Collected data:
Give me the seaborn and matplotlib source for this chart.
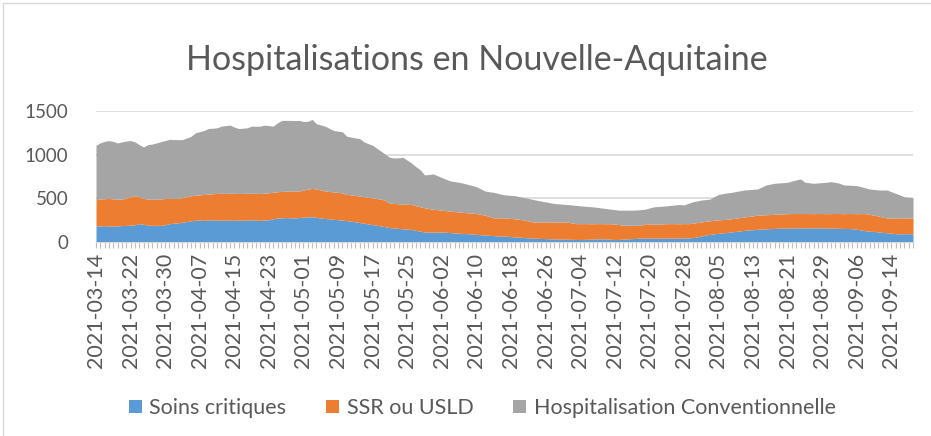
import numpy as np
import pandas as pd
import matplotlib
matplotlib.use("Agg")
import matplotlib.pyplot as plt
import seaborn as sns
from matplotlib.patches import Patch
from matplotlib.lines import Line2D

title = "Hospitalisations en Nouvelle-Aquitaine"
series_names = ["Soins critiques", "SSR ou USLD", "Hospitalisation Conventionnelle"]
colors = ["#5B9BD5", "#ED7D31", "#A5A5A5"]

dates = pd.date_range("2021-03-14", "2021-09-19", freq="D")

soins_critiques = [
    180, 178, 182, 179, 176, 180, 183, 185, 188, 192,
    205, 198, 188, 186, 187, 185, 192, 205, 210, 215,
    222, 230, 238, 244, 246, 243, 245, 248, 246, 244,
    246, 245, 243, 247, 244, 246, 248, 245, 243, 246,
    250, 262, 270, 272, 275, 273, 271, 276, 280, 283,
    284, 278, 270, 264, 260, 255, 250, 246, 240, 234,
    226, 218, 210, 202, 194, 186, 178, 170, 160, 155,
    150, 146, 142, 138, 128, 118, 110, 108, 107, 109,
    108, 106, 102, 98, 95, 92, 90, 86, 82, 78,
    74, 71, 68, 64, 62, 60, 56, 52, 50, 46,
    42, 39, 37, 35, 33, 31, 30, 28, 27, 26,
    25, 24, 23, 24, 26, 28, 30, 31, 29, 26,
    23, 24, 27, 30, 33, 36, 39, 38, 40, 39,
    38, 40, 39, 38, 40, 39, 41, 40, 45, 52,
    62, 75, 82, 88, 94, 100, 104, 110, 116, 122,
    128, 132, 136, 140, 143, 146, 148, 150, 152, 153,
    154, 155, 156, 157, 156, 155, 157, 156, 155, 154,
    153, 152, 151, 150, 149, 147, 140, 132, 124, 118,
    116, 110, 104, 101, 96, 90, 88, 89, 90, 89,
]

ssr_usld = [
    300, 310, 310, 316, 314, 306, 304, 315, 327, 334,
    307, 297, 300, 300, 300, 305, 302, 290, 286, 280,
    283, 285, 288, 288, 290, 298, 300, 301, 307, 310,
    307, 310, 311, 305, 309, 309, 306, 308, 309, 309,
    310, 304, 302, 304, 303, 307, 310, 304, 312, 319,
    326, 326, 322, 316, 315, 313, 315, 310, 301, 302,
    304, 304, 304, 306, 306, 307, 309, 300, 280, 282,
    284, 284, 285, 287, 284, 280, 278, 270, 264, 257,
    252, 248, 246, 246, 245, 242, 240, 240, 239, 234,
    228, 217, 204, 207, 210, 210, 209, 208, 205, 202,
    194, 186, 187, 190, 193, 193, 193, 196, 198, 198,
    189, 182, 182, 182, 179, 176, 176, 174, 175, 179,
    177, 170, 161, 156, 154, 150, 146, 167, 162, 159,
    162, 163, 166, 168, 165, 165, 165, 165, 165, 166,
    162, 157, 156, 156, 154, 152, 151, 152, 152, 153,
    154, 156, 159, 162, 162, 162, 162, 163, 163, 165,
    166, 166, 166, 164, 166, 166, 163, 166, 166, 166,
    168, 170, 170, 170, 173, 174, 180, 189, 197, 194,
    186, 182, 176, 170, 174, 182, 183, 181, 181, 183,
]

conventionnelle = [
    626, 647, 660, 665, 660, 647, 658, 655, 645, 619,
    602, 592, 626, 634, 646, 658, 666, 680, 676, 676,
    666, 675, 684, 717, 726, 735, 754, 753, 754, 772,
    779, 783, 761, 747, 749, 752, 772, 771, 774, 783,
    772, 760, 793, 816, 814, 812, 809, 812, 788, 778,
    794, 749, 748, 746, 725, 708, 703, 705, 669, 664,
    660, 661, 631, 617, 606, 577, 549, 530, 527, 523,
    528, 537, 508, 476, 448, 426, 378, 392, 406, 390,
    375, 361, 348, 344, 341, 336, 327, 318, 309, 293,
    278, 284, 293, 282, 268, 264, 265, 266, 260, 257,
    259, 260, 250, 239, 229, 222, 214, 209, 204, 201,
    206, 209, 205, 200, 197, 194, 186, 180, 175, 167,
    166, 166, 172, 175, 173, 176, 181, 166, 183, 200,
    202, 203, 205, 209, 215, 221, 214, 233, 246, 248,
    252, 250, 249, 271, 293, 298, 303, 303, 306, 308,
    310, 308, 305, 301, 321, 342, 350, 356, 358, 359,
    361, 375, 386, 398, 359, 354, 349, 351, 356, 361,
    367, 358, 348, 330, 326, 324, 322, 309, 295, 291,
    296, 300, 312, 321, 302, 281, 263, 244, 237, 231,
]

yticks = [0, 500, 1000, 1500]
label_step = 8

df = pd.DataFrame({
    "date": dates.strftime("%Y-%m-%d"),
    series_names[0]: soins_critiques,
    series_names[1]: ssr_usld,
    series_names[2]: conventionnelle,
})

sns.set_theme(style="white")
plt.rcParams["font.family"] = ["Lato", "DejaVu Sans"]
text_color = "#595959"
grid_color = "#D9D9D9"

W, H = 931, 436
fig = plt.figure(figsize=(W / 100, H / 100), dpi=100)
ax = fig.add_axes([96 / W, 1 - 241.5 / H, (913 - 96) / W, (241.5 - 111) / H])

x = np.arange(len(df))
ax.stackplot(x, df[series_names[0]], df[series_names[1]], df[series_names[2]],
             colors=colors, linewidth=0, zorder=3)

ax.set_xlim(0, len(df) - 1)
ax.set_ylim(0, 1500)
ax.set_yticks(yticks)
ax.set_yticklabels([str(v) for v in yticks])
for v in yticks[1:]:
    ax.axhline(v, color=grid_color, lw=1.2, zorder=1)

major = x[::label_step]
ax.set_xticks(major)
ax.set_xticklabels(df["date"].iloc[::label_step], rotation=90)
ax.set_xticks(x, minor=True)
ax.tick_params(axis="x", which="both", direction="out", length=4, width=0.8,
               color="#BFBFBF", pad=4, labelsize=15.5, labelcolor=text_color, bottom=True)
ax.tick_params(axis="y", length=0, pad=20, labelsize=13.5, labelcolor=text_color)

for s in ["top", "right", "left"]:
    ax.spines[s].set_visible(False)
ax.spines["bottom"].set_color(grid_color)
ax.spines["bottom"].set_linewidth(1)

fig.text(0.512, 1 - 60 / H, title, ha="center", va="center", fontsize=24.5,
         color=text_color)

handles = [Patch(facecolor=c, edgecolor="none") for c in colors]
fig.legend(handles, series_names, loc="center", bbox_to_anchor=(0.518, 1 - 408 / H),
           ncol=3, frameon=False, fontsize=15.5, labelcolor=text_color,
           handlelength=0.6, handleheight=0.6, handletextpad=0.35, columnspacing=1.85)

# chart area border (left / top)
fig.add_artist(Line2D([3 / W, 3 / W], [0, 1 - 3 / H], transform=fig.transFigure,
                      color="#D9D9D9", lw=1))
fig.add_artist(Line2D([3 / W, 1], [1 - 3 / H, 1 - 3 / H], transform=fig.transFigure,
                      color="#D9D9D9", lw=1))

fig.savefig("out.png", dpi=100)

---

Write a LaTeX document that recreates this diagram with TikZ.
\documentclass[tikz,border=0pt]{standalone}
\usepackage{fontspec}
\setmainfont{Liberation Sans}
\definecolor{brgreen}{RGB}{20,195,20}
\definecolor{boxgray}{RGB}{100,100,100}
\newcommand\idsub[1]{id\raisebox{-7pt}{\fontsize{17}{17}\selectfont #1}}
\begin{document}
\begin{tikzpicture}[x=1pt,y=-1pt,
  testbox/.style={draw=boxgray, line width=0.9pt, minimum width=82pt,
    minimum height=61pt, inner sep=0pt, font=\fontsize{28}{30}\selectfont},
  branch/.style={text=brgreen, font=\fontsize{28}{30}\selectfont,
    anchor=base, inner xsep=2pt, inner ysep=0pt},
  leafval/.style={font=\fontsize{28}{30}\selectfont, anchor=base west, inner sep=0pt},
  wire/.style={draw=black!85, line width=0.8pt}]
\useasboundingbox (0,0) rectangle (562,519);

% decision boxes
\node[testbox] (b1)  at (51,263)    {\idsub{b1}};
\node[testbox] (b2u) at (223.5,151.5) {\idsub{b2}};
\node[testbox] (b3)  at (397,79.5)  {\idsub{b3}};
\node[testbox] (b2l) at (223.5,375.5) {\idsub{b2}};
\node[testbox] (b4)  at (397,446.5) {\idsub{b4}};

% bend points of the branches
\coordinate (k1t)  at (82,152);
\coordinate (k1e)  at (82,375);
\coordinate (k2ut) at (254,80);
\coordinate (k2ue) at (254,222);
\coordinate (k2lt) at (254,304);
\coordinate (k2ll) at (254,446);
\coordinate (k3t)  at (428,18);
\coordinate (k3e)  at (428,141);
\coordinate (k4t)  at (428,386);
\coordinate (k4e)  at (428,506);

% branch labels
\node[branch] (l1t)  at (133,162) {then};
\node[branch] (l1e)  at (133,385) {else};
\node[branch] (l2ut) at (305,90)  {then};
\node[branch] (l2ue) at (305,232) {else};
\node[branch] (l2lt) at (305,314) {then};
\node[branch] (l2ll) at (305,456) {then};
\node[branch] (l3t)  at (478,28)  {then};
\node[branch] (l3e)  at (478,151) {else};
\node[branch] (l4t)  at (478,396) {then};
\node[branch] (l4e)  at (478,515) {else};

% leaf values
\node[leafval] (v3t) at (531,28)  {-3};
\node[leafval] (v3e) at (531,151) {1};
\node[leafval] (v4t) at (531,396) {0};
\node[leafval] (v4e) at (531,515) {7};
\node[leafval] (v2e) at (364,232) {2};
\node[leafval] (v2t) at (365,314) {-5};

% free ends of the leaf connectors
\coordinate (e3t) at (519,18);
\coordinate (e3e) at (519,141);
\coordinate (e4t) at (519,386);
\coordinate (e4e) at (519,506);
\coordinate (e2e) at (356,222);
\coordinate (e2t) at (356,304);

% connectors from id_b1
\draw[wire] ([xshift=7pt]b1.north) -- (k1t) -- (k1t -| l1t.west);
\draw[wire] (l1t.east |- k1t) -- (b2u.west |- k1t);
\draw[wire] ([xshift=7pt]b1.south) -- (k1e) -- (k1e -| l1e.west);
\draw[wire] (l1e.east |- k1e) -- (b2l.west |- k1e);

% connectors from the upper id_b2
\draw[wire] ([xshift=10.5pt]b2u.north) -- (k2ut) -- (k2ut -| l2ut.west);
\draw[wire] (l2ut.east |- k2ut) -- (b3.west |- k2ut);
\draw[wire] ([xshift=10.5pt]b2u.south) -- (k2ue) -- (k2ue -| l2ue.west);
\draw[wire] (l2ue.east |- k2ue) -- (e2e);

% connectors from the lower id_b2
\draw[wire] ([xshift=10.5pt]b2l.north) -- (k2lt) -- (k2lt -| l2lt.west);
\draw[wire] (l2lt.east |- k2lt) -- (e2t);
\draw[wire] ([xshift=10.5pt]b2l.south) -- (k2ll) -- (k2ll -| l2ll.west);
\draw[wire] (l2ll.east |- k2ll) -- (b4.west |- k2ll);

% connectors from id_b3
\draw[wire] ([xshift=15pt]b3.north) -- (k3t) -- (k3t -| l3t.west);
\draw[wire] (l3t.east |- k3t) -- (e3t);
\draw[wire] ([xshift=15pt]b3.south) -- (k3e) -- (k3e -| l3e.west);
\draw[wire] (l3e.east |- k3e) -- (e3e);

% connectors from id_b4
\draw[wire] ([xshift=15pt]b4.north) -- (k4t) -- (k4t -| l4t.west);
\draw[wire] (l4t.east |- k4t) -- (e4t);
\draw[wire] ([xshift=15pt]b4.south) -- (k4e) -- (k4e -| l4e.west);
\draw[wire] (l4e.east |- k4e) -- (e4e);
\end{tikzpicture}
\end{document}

---

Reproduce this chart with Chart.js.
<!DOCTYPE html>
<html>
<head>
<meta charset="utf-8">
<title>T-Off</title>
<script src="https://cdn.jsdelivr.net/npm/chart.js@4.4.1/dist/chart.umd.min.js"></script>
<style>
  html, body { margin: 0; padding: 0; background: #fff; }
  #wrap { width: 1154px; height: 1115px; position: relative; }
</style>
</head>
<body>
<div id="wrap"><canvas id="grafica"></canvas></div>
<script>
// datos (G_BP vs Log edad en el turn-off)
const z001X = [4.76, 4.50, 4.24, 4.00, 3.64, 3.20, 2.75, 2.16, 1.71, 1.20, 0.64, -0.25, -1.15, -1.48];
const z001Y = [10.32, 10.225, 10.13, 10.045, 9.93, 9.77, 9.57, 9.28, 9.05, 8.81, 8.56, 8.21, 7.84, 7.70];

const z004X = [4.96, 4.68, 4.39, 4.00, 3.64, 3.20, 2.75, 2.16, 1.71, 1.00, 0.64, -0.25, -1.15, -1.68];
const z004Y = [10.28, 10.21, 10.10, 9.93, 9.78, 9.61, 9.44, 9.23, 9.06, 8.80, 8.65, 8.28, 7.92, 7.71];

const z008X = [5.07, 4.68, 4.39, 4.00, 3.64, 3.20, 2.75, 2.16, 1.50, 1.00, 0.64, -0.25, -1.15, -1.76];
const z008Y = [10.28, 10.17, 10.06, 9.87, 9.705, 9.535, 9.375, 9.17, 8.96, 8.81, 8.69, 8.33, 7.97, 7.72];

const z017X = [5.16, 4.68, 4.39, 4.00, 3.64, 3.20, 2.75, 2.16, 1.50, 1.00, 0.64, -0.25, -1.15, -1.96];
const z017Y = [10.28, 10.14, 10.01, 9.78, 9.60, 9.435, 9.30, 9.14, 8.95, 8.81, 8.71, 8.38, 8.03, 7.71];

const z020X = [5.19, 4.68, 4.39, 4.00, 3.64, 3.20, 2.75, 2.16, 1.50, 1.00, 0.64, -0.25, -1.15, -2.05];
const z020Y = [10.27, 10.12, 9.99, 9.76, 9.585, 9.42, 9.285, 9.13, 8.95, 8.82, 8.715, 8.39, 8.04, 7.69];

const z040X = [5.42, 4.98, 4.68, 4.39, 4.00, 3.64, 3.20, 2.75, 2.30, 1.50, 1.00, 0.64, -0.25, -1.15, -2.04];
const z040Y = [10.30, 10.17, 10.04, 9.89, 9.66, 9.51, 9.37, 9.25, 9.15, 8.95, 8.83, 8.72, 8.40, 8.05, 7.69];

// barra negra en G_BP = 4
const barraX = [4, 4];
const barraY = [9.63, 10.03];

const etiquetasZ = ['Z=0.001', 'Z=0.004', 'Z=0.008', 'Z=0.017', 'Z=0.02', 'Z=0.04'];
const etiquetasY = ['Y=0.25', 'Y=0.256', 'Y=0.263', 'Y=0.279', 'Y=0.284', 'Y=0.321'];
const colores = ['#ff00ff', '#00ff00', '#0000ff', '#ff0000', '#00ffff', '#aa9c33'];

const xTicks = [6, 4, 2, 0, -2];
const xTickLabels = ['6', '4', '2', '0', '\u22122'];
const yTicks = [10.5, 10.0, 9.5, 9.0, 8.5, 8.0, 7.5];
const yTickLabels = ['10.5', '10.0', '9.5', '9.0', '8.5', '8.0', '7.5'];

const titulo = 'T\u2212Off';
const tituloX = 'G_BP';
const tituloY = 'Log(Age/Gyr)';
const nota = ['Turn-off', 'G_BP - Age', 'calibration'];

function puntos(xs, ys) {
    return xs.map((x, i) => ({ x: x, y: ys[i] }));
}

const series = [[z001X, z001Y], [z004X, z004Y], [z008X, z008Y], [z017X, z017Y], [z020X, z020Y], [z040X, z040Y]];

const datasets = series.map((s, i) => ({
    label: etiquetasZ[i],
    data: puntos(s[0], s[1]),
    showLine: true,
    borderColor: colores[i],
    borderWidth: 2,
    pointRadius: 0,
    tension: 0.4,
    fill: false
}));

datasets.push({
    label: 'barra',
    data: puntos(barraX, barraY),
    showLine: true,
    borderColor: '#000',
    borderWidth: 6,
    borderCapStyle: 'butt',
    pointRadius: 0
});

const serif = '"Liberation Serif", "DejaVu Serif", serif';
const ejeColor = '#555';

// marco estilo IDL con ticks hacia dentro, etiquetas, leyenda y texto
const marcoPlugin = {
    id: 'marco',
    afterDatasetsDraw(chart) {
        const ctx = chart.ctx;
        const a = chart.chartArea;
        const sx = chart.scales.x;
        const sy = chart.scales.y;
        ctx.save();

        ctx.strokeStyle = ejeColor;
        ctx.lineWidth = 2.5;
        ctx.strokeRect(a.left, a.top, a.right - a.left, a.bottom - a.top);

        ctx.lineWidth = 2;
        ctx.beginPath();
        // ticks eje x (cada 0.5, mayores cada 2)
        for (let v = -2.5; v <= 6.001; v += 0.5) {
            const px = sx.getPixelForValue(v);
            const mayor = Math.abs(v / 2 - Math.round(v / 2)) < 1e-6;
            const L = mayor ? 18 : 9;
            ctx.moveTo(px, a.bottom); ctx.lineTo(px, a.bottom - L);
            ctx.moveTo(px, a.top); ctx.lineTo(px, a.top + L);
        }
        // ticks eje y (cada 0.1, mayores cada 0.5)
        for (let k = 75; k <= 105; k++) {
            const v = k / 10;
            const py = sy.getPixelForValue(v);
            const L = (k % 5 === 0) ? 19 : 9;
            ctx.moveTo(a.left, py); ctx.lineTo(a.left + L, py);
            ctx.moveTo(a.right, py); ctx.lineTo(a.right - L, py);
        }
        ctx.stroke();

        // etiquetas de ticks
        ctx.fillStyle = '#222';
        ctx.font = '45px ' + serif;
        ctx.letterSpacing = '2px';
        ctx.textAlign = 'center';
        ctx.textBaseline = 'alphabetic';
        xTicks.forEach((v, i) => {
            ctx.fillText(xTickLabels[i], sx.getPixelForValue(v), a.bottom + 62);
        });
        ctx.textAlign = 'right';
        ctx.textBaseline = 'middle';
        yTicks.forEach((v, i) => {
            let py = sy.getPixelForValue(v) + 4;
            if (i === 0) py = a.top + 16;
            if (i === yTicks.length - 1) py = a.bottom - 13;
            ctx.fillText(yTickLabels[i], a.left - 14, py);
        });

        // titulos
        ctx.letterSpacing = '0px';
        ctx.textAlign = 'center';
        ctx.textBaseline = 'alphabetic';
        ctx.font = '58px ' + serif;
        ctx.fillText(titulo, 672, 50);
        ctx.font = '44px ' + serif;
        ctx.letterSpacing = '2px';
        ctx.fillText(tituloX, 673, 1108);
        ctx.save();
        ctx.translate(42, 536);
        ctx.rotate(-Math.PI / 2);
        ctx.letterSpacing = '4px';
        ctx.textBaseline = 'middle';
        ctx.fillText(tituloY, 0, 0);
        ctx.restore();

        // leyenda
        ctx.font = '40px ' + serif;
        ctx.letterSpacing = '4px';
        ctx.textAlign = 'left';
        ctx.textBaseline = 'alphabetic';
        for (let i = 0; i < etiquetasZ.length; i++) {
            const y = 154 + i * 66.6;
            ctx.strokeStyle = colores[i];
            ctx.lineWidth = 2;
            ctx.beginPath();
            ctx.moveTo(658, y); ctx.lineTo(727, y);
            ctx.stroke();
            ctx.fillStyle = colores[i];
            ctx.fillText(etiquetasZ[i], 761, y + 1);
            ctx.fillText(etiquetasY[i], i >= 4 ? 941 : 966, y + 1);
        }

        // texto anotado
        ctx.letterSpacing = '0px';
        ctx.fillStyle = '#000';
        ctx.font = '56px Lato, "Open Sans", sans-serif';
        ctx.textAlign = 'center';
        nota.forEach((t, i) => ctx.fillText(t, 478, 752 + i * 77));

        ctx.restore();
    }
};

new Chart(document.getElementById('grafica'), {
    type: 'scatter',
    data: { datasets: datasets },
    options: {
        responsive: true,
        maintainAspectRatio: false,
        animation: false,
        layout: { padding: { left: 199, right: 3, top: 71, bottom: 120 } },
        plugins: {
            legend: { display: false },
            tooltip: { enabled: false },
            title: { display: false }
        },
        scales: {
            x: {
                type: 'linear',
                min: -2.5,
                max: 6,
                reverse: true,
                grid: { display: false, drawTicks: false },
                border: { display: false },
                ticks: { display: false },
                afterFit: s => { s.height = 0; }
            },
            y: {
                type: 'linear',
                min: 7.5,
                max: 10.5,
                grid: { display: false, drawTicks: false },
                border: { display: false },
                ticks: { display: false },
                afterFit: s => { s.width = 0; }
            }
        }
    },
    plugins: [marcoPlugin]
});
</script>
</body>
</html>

▶ **TASK TO CARRY OUT**
Pick out each line that holds the string "with".

▶ **EXPECTED ANSWER**
Write a LaTeX document that recreates this diagram with TikZ.
Reproduce this chart with Chart.js.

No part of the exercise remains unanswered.